Here is a film in which the director does not opt for melodrama and the character is so cynical and uncaring that he eventually asks for neither pity nor death, and yet in showing Jean-Do as repulsive as he is, offers the hardest punch to the gut.
But in keeping the perspective internalized for so long, “Diving Bell” is surprisingly the more outward looking film than “The Sea Inside.” Ramon gets the chance to communicate and discuss feelings with his visitors and care takers, but even when a Catholic Cardinal visits, Ramon is the focal point as ideas and philosophies are projected inward on his situation. His family expresses their doubts, but he’s in control and at the front of our minds.
For Jean-Do, he can do nothing but begrudgingly listen, and through an off-set camera that never moves, we peer more deeply into the souls of Jean-Do’s father (Max von Sydow being generally brilliant), his nurses and the mother of his children.There’s a heart-wrenching scene where Neils Arestrup sits and recounts his years as a hostage thanks to a plane seat that would’ve been Jean-Do’s. “Hold fast to the human inside you, and you’ll survive,” he says, a profound, universal statement that bests any of the tearjerker courtroom drama scenes or dream sequences in “The Sea Inside.”
And yet what make both films so similar are not the accidental disabilities, the symbolic dream sequences or the true stories in which each wrote a book before their death, but the fact that both Ramon and Jean-Do share a healthy passion for women and a sense of humor.
These women are the most influential parts in their lives. Less love interests and more companions, they reveal as much tender vulnerability as though they were in the presence of a capable romantic lead. They plead to help in any way they can but quietly lament when minds are made up.
In “The Sea Inside,” Ramon’s sister-in-law plans her day around Ramon’s schedule, and Ramon’s girlfriend Rosa needs Ramon as a sounding board.
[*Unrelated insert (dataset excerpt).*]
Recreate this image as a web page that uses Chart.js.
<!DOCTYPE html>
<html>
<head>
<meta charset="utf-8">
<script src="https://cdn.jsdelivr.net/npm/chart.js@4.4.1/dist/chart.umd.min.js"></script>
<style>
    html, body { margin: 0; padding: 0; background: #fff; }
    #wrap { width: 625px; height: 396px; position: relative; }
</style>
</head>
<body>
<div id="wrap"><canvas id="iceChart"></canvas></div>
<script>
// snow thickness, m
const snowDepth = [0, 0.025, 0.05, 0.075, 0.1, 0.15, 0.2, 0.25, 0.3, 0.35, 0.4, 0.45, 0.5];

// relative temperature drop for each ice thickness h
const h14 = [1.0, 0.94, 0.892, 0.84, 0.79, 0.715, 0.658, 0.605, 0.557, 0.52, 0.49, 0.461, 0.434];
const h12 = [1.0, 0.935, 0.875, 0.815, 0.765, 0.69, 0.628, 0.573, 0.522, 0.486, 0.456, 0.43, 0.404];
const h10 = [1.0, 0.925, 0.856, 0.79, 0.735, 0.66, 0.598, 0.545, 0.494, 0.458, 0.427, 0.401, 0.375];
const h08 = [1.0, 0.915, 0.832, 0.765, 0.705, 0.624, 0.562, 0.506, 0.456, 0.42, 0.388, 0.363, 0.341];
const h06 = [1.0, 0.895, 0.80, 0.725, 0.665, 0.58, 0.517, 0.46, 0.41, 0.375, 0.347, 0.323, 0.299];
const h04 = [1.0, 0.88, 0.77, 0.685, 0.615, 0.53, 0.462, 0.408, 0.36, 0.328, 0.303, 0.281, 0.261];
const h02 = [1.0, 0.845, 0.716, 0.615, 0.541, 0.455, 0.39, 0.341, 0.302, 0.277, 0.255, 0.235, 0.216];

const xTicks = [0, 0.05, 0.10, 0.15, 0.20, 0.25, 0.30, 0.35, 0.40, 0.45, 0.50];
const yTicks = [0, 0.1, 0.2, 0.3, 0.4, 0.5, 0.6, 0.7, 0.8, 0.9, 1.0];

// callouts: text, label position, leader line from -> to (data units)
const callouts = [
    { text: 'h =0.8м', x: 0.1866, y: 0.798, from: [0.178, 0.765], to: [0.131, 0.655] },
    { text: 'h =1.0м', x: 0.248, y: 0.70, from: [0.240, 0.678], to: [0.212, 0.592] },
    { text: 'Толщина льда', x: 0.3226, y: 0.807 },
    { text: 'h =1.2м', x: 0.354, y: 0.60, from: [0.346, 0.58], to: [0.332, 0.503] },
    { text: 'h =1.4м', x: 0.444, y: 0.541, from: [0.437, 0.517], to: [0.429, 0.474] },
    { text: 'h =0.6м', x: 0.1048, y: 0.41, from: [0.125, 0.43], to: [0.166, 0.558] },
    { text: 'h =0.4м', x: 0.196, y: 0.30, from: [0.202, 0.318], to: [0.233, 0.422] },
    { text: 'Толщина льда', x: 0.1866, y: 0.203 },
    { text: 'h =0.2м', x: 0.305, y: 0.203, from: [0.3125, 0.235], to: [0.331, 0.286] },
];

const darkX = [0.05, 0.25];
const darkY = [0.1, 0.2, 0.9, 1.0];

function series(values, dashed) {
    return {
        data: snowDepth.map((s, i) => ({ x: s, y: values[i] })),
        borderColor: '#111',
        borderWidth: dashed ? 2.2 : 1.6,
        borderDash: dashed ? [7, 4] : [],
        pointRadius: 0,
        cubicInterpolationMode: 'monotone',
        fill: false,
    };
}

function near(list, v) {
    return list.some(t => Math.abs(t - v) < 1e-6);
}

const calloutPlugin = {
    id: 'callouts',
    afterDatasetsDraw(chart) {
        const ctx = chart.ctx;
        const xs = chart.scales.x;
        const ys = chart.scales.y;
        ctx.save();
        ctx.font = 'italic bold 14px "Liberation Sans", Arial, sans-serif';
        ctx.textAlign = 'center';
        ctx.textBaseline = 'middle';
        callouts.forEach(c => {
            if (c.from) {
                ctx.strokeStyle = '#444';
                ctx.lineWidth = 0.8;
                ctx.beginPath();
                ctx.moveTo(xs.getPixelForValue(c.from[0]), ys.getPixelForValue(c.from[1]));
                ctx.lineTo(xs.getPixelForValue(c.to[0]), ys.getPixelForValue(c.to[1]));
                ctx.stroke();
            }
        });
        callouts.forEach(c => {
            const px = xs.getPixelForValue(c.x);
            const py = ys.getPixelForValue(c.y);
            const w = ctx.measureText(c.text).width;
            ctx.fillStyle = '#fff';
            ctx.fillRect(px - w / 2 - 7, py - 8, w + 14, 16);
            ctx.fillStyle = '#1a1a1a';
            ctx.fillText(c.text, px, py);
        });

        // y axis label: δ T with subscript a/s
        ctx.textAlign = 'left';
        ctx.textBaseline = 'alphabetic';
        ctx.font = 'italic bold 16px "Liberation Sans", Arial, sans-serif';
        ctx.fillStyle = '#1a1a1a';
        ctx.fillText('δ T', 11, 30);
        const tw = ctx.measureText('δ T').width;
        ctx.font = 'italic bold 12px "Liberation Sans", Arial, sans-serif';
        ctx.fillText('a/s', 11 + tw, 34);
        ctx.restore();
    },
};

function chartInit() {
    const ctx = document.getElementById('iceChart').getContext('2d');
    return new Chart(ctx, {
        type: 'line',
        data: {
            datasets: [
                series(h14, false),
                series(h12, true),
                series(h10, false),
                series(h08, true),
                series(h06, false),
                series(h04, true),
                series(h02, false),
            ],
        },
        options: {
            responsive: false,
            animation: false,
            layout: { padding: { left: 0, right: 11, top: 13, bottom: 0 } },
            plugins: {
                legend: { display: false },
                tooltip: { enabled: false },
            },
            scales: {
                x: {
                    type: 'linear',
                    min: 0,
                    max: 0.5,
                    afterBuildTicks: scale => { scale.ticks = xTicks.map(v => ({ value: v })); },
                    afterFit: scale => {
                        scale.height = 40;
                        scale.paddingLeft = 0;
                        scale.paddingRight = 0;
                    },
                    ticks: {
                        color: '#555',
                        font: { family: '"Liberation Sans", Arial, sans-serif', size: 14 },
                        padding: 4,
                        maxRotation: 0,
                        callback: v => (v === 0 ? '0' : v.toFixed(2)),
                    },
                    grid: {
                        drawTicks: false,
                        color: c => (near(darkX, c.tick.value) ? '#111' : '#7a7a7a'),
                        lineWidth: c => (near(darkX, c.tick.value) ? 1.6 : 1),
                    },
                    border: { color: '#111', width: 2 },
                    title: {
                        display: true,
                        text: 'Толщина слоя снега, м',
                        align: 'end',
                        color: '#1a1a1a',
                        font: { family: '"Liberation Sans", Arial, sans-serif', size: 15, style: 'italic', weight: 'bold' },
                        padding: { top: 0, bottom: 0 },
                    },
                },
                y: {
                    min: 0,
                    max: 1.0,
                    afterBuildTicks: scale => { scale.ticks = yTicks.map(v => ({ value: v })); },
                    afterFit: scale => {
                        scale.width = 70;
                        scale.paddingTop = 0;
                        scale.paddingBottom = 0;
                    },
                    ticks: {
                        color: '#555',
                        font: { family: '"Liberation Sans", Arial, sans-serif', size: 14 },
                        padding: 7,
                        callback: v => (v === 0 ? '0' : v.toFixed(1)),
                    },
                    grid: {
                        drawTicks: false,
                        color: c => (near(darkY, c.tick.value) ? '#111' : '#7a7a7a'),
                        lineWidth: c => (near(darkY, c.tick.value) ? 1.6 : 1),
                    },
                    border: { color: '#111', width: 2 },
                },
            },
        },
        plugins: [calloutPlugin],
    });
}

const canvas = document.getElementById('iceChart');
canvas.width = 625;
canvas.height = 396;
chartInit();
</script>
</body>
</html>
If he gets his way, they’ll be missing a crucial part of their livelihood.
The same can be said about “Diving Bell.” In one powerful scene, Jean-Do is blinking to his lovely nurse Henriette, “I want death.” She lashes out and shames him for wanting something so selfish when people have put hours and days of painstaking effort into getting him to communicate again. When she returns to the room, she apologizes and respects his bravery and his choices.
In a way, both perspectives seem right, and it begs the question, is it selfish to choose what you get to do what your life? Is your life entirely your own? Is it not your right but your privilege to uphold, take care of and cherish such that others can enjoy theirs?
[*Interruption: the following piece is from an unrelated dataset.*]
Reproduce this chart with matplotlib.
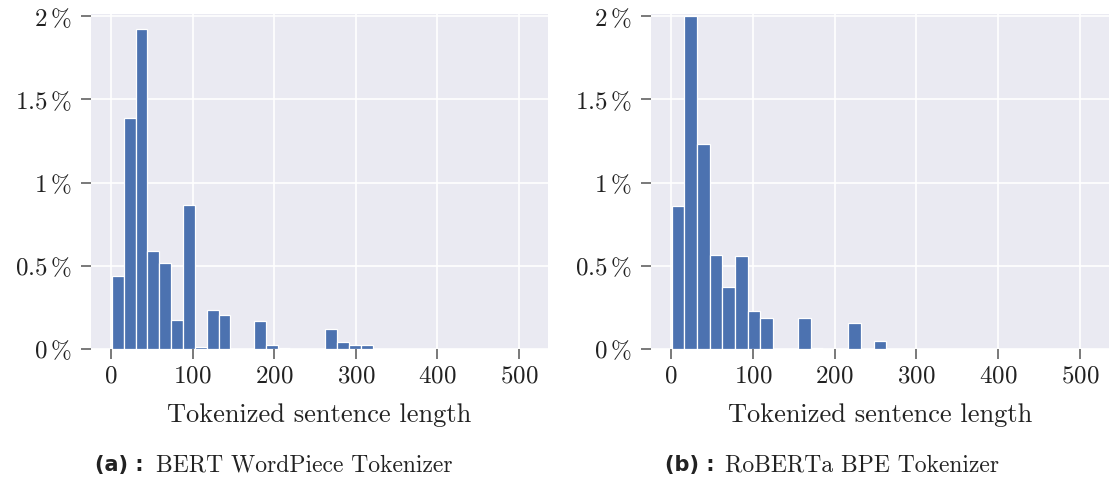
import numpy as np
import matplotlib
matplotlib.use("Agg")
import matplotlib.pyplot as plt
from matplotlib.ticker import FuncFormatter

# ---- data (percent of sentences per length bin) ----
range_min, range_max = 1, 510
bert_pct = [0.441, 1.390, 1.921, 0.592, 0.517, 0.176, 0.864, 0.014, 0.235, 0.203,
            0.0, 0.0, 0.170, 0.024, 0.008, 0.0, 0.0, 0.0, 0.122, 0.042,
            0.026, 0.024, 0.0, 0.0, 0.0, 0.0, 0.0, 0.0, 0.0, 0.0,
            0.0, 0.0, 0.0, 0.0, 0.0]
roberta_pct = [0.860, 2.002, 1.231, 0.564, 0.373, 0.558, 0.227, 0.187, 0.0, 0.0,
               0.185, 0.008, 0.0, 0.0, 0.156, 0.0, 0.050, 0.0, 0.0, 0.0,
               0.0, 0.0, 0.0, 0.0, 0.0, 0.0, 0.0, 0.0, 0.0, 0.0,
               0.0, 0.0, 0.0]
x_label = "Tokenized sentence length"
captions = [("(a) :", "BERT WordPiece Tokenizer"), ("(b) :", "RoBERTa BPE Tokenizer")]
y_ticks = [0, 0.5, 1, 1.5, 2]
x_ticks = [0, 100, 200, 300, 400, 500]

plt.rcParams["font.family"] = "cmr10"
plt.rcParams["mathtext.fontset"] = "cm"
plt.rcParams["axes.unicode_minus"] = False

W, H = 1110, 482
fig = plt.figure(figsize=(W / 100, H / 100), dpi=100)

axes_px = [(91, 457), (651, 458)]
top_px, bot_px = 14.3, 349
bar_color = "#4C72B0"

def pct_fmt(v, pos):
    return r"$%g\,\%%$" % v

for i, (data, (xl, wpx)) in enumerate(zip([bert_pct, roberta_pct], axes_px)):
    ax = fig.add_axes([xl / W, (H - bot_px) / H, wpx / W, (bot_px - top_px) / H])
    ax.set_facecolor("#EAEAF2")
    for s in ax.spines.values():
        s.set_visible(False)
    ax.set_axisbelow(True)
    ax.grid(True, color="white", linewidth=1.2)
    edges = np.linspace(range_min, range_max, len(data) + 1)
    ax.bar(edges[:-1], data, width=np.diff(edges), align="edge",
           color=bar_color, edgecolor="white", linewidth=0.9)
    span = range_max - range_min
    ax.set_xlim(range_min - 0.05 * span, range_max + 0.05 * span)
    ax.set_ylim(0, 2.012)
    ax.set_xticks(x_ticks)
    ax.set_yticks(y_ticks)
    ax.yaxis.set_major_formatter(FuncFormatter(pct_fmt))
    ax.xaxis.set_major_formatter(FuncFormatter(lambda v, p: r"$%d$" % v))
    ax.tick_params(axis="both", direction="out", length=7, width=1.1,
                   color="#555555", labelsize=18, labelcolor="#222222")
    ax.tick_params(axis="y", pad=7)
    ax.tick_params(axis="x", pad=5)
    ax.set_xlabel(x_label, fontsize=19, color="#222222", labelpad=11)

    lab_bold, lab_txt = captions[i]
    x0 = [95.0, 665.0][i]
    x1 = [155.5, 725.0][i]
    fig.text(x0 / W, 1 - 465 / H, lab_bold, family="DejaVu Sans", weight="bold",
             fontsize=15, va="center", ha="left", color="#222222")
    fig.text(x1 / W, 1 - 465 / H, lab_txt, fontsize=17, va="center", ha="left",
             color="#222222")

fig.savefig("out.png", dpi=100)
These are devastating questions, and if Louis C.K. can make them funny and insightful in an episode about a comedian friend looking to kill himself, surely these films can too. Jean-Do finds attitude and sarcasm when another film would be nothing but pity. Ramon finds charm and musicality when another film would be only somber.
These are films in which the characters have the same affliction but a different wish, the same ideas but a different stylistic approach and the same level of quality but different aspirations. And yet each feels universal in its portrayal of a life well spent.